Justice Chandrachud interjected that in a digital world one cannot ever have a guarantee of absolute security and therefore as long as the database is kept secure, an adequate level of privacy is maintained. Mr. Divan responded that this is not just a privacy issue but also a limited government issue. He argued that the coercive power of government cannot extend to the creation of an infrastructure that is capable of tracking people across five years in real time.

Next, referring to the CEO’s submission that all devices will have a unique ID to enable traceability and detection of fraud, he submitted that this would enable the individual to be traced using the device.

Mr. Divan then raised objection to the AG’s submission that UIDAI is distinct and autonomous and that the union government is different from it and therefore the latter would not be provided with access to the data. He argued that no instrumentality of state should establish such a mass surveillance regime. He submitted that the Supreme Court should not permit something so deeply flawed to function in the country.

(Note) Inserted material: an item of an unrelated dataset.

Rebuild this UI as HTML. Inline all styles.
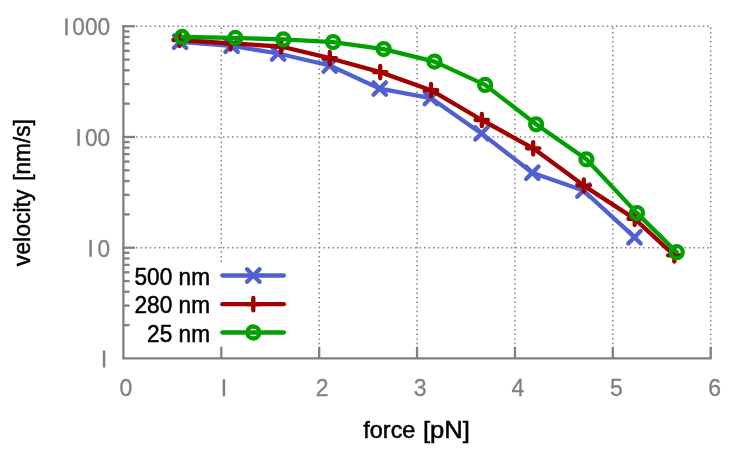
<!DOCTYPE html>
<html><head><meta charset="utf-8"><title>velocity vs force</title>
<style>html,body{margin:0;padding:0;background:#fff;}svg{display:block;}text{font-family:"Liberation Sans",sans-serif;}</style>
</head><body>
<svg width="747" height="449" viewBox="0 0 747 449">
<rect width="747" height="449" fill="#ffffff"/>
<g stroke="#808080" stroke-width="1.5" stroke-dasharray="1.5 3.07" fill="none">
<path d="M122.4 26.25H711.3"/>
<path d="M122.4 136.98H711.3"/>
<path d="M122.4 247.72H711.3"/>
<path d="M221.28 357.95V26.25"/>
<path d="M319.17 357.95V26.25"/>
<path d="M417.05 357.95V26.25"/>
<path d="M514.93 357.95V26.25"/>
<path d="M612.82 357.95V26.25"/>
<path d="M710.7 357.95V26.25"/>
</g>
<g stroke="#808080" stroke-width="2.3" fill="none" stroke-linecap="butt">
<path d="M123.4 25.25V358.45H711.7"/>
<path d="M123.4 26.25H135"/>
<path d="M123.4 136.98H135"/>
<path d="M123.4 247.72H135"/>
<path d="M123.4 103.65H129.6"/>
<path d="M123.4 84.15H129.6"/>
<path d="M123.4 70.32H129.6"/>
<path d="M123.4 59.58H129.6"/>
<path d="M123.4 50.82H129.6"/>
<path d="M123.4 43.4H129.6"/>
<path d="M123.4 36.98H129.6"/>
<path d="M123.4 31.32H129.6"/>
<path d="M123.4 214.38H129.6"/>
<path d="M123.4 194.88H129.6"/>
<path d="M123.4 181.05H129.6"/>
<path d="M123.4 170.32H129.6"/>
<path d="M123.4 161.55H129.6"/>
<path d="M123.4 154.14H129.6"/>
<path d="M123.4 147.71H129.6"/>
<path d="M123.4 142.05H129.6"/>
<path d="M123.4 325.12H129.6"/>
<path d="M123.4 305.62H129.6"/>
<path d="M123.4 291.78H129.6"/>
<path d="M123.4 281.05H129.6"/>
<path d="M123.4 272.28H129.6"/>
<path d="M123.4 264.87H129.6"/>
<path d="M123.4 258.45H129.6"/>
<path d="M123.4 252.78H129.6"/>
<path d="M221.28 358.45V346.75"/>
<path d="M319.17 358.45V346.75"/>
<path d="M417.05 358.45V346.75"/>
<path d="M514.93 358.45V346.75"/>
<path d="M612.82 358.45V346.75"/>
<path d="M710.7 358.45V346.75"/>
</g>
<polyline fill="none" stroke="#5060d0" stroke-width="4.3" stroke-linejoin="round" stroke-linecap="round" points="180.1,41.8 231.6,45.8 278.1,53.5 329.7,65.5 379.7,88.6 430.8,98.1 481.5,133.4 532.3,172.7 583.4,190.5 634.5,237.2"/>
<path d="M173.9 35.6L186.3 48M173.9 48L186.3 35.6" stroke="#5060d0" stroke-width="4.3" stroke-linecap="round" fill="none"/>
<path d="M225.4 39.6L237.8 52M225.4 52L237.8 39.6" stroke="#5060d0" stroke-width="4.3" stroke-linecap="round" fill="none"/>
<path d="M271.9 47.3L284.3 59.7M271.9 59.7L284.3 47.3" stroke="#5060d0" stroke-width="4.3" stroke-linecap="round" fill="none"/>
<path d="M323.5 59.3L335.9 71.7M323.5 71.7L335.9 59.3" stroke="#5060d0" stroke-width="4.3" stroke-linecap="round" fill="none"/>
<path d="M373.5 82.4L385.9 94.8M373.5 94.8L385.9 82.4" stroke="#5060d0" stroke-width="4.3" stroke-linecap="round" fill="none"/>
<path d="M424.6 91.9L437 104.3M424.6 104.3L437 91.9" stroke="#5060d0" stroke-width="4.3" stroke-linecap="round" fill="none"/>
<path d="M475.3 127.2L487.7 139.6M475.3 139.6L487.7 127.2" stroke="#5060d0" stroke-width="4.3" stroke-linecap="round" fill="none"/>
<path d="M526.1 166.5L538.5 178.9M526.1 178.9L538.5 166.5" stroke="#5060d0" stroke-width="4.3" stroke-linecap="round" fill="none"/>
<path d="M577.2 184.3L589.6 196.7M577.2 196.7L589.6 184.3" stroke="#5060d0" stroke-width="4.3" stroke-linecap="round" fill="none"/>
<path d="M628.3 231L640.7 243.4M628.3 243.4L640.7 231" stroke="#5060d0" stroke-width="4.3" stroke-linecap="round" fill="none"/>
<polyline fill="none" stroke="#a00000" stroke-width="4.3" stroke-linejoin="round" stroke-linecap="round" points="179.6,40 230.6,43.3 281.1,46.5 329.8,58.2 380.2,72.1 431,90.2 481.8,120 533.2,148.3 583.8,185.6 634.7,218.9 674.3,255.4"/>
<path d="M173.4 40L185.8 40M179.6 33.8L179.6 46.2" stroke="#a00000" stroke-width="4.3" stroke-linecap="round" fill="none"/>
<path d="M224.4 43.3L236.8 43.3M230.6 37.1L230.6 49.5" stroke="#a00000" stroke-width="4.3" stroke-linecap="round" fill="none"/>
<path d="M274.9 46.5L287.3 46.5M281.1 40.3L281.1 52.7" stroke="#a00000" stroke-width="4.3" stroke-linecap="round" fill="none"/>
<path d="M323.6 58.2L336 58.2M329.8 52L329.8 64.4" stroke="#a00000" stroke-width="4.3" stroke-linecap="round" fill="none"/>
<path d="M374 72.1L386.4 72.1M380.2 65.9L380.2 78.3" stroke="#a00000" stroke-width="4.3" stroke-linecap="round" fill="none"/>
<path d="M424.8 90.2L437.2 90.2M431 84L431 96.4" stroke="#a00000" stroke-width="4.3" stroke-linecap="round" fill="none"/>
<path d="M475.6 120L488 120M481.8 113.8L481.8 126.2" stroke="#a00000" stroke-width="4.3" stroke-linecap="round" fill="none"/>
<path d="M527 148.3L539.4 148.3M533.2 142.1L533.2 154.5" stroke="#a00000" stroke-width="4.3" stroke-linecap="round" fill="none"/>
<path d="M577.6 185.6L590 185.6M583.8 179.4L583.8 191.8" stroke="#a00000" stroke-width="4.3" stroke-linecap="round" fill="none"/>
<path d="M628.5 218.9L640.9 218.9M634.7 212.7L634.7 225.1" stroke="#a00000" stroke-width="4.3" stroke-linecap="round" fill="none"/>
<path d="M668.1 255.4L680.5 255.4M674.3 249.2L674.3 261.6" stroke="#a00000" stroke-width="4.3" stroke-linecap="round" fill="none"/>
<polyline fill="none" stroke="#00a000" stroke-width="4.3" stroke-linejoin="round" stroke-linecap="round" points="182.1,37 235.3,37.9 283.3,39.4 333.1,42.1 383.7,49.1 434.5,61.6 485.1,84.9 536.1,124.3 586.4,159.3 637,213.1 676.7,252.2"/>
<circle cx="182.1" cy="37" r="6" stroke="#00a000" stroke-width="4.3" fill="none"/>
<circle cx="235.3" cy="37.9" r="6" stroke="#00a000" stroke-width="4.3" fill="none"/>
<circle cx="283.3" cy="39.4" r="6" stroke="#00a000" stroke-width="4.3" fill="none"/>
<circle cx="333.1" cy="42.1" r="6" stroke="#00a000" stroke-width="4.3" fill="none"/>
<circle cx="383.7" cy="49.1" r="6" stroke="#00a000" stroke-width="4.3" fill="none"/>
<circle cx="434.5" cy="61.6" r="6" stroke="#00a000" stroke-width="4.3" fill="none"/>
<circle cx="485.1" cy="84.9" r="6" stroke="#00a000" stroke-width="4.3" fill="none"/>
<circle cx="536.1" cy="124.3" r="6" stroke="#00a000" stroke-width="4.3" fill="none"/>
<circle cx="586.4" cy="159.3" r="6" stroke="#00a000" stroke-width="4.3" fill="none"/>
<circle cx="637" cy="213.1" r="6" stroke="#00a000" stroke-width="4.3" fill="none"/>
<circle cx="676.7" cy="252.2" r="6" stroke="#00a000" stroke-width="4.3" fill="none"/>
<rect x="133" y="262" width="158" height="84" fill="#ffffff"/>
<path d="M222.3 275.5H283.9" stroke="#5060d0" stroke-width="4.3" stroke-linecap="round"/>
<path d="M247.1 269.3L259.5 281.7M247.1 281.7L259.5 269.3" stroke="#5060d0" stroke-width="4.3" stroke-linecap="round" fill="none"/>
<path d="M222.3 304.2H283.9" stroke="#a00000" stroke-width="4.3" stroke-linecap="round"/>
<path d="M247.1 304.2L259.5 304.2M253.3 298L253.3 310.4" stroke="#a00000" stroke-width="4.3" stroke-linecap="round" fill="none"/>
<path d="M222.3 332.5H283.9" stroke="#00a000" stroke-width="4.3" stroke-linecap="round"/>
<circle cx="253.3" cy="332.5" r="6" stroke="#00a000" stroke-width="4.3" fill="none"/>
<g opacity="0.999">
<g font-size="23.8" fill="#000000" stroke="#000000" stroke-width="0.5" text-anchor="end">
<text transform="translate(210.0 284.5) scale(0.951 1)">500 nm</text>
<text transform="translate(210.0 313.2) scale(0.951 1)">280 nm</text>
<text transform="translate(210.0 341.5) scale(0.951 1)">25 nm</text>
</g>
<g font-size="23" fill="#808080" stroke="#808080" stroke-width="0.3">
<text x="72.3" y="35.25" font-size="23.5" textLength="37.8" lengthAdjust="spacingAndGlyphs">000</text>
<rect x="65.25" y="18.35" width="2.5" height="17" fill="#808080" stroke="none"/>
<text x="84.9" y="145.98" font-size="23.5" textLength="25.2" lengthAdjust="spacingAndGlyphs">00</text>
<rect x="77.3" y="129.08" width="2.5" height="17" fill="#808080" stroke="none"/>
<text x="97.5" y="256.72" font-size="23.5" textLength="12.6" lengthAdjust="spacingAndGlyphs">0</text>
<rect x="89.35" y="239.82" width="2.5" height="17" fill="#808080" stroke="none"/>
<rect x="102.8" y="350.55" width="2.5" height="17" fill="#808080" stroke="none"/>
<text x="125.9" y="396" text-anchor="middle">0</text>
<rect x="222.68" y="379.3" width="2.5" height="17" fill="#808080" stroke="none"/>
<text x="322.17" y="396" text-anchor="middle">2</text>
<text x="420.05" y="396" text-anchor="middle">3</text>
<text x="517.93" y="396" text-anchor="middle">4</text>
<text x="616.32" y="396" text-anchor="middle">5</text>
<text x="714.7" y="396" text-anchor="middle">6</text>
</g>
<g font-size="23.6" fill="#000" stroke="#000" stroke-width="0.5">
<text x="363.3" y="438.3" textLength="52.1" lengthAdjust="spacingAndGlyphs">force</text>
<text x="422.9" y="438.3" textLength="47.0" lengthAdjust="spacingAndGlyphs">[pN]</text>
<text transform="translate(30.1 266.3) rotate(-90)" x="0" y="0" textLength="76.8" lengthAdjust="spacingAndGlyphs">velocity</text>
<text transform="translate(30.1 180.8) rotate(-90)" x="0" y="0" textLength="61.55" lengthAdjust="spacingAndGlyphs">[nm/s]</text>
</g>
</g>
</svg></body></html>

He argued that if our constitution repudiates surveillance state, we cannot have a legislation which allows it. He submitted that the Supreme Court should not usher in a machinery that can trace back the locations, as it is constitutionally impermissible. He further submitted that if the court arrives at the conclusion that there is indeed surveillance, then balancing of rights is impossible.

Next, he referred to the answers submitted to the UIDAI in response to the questions asked by the petitioners subsequent to the CEO’s presentation. He pointed out that in the answers the UIDAI has mentioned that it does not take responsibility for correct or incorrect identification but only provides a matching system which is a self certification system. He argued that the UIDAI does not verify the authenticity of the documents submitted and with the linking of the bank accounts to the Aadhaar, now even the bank authorities do not check the authenticity of the documents. He submitted that UIDAI has no responsibility for identity.

The hearing will continue on May 9, 2018.